While it’s true that some of the jobs at HQ2 require advanced degrees, that’s not always the case. Companies like Google no longer require candidates to have a college degree. Instead, they invest in initiatives to train and develop local, underserved talent. It’s a start, but more needs to be done.
In order to ensure systemic change, companies must invest in a support system to ensure minority candidates have the tools to succeed. Sometimes the only thing stopping a candidate from applying for a job is their circumstances. Maybe they don’t have enough money to pay for childcare, or they have no way to get to work.

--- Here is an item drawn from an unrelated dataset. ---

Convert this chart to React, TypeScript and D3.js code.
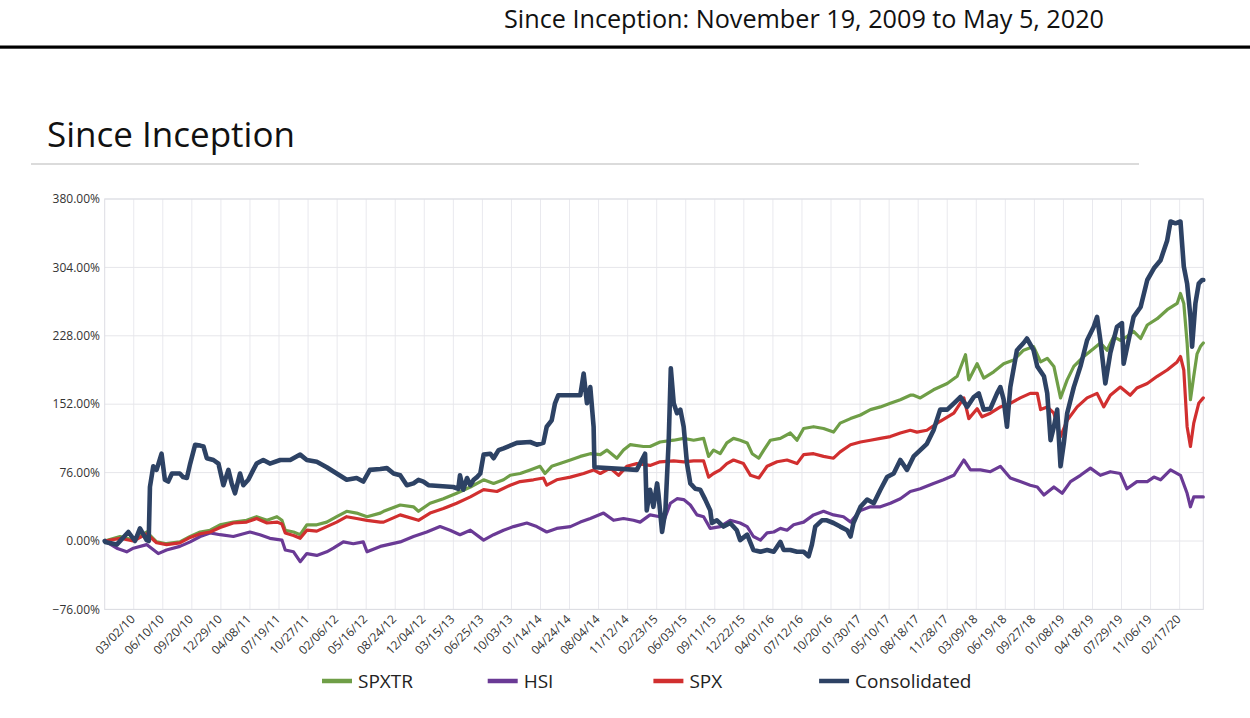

I’ve seen plenty of these situations at Workforce Opportunity Services (WOS), a nonprofit I founded. One of our program participants lost internet access, which he needed for an online course. WOS stepped in and paid for his Wi-Fi. In parts of the country where there’s no bus or subway system, we’ve paid for car services.
These are some of the little things that can make a big difference for underserved communities. Another is understanding the impact a business can have on a community. Long Island City is home to one of the largest public housing projects in the U.S. While Amazon planned to hold job fairs to promote opportunities, HQ2 would have led to gentrification and almost certainly priced people out of their homes. If Big Tech wants local buy-in, they need to consider how they can have the least negative impact on people’s lives.
Technology has the potential to change lives for the better. For every Seattle that has experienced the negative side effects of Big Tech, there’s a thriving city like Austin. New York may have lost out on jobs from Amazon, but that doesn’t have to happen again. Big Tech can succeed here, but only if its presence benefits all New Yorkers.
Dr. Arthur Langer is the director of the Center for Technology Management at Columbia University and founder of Workforce Opportunity Services.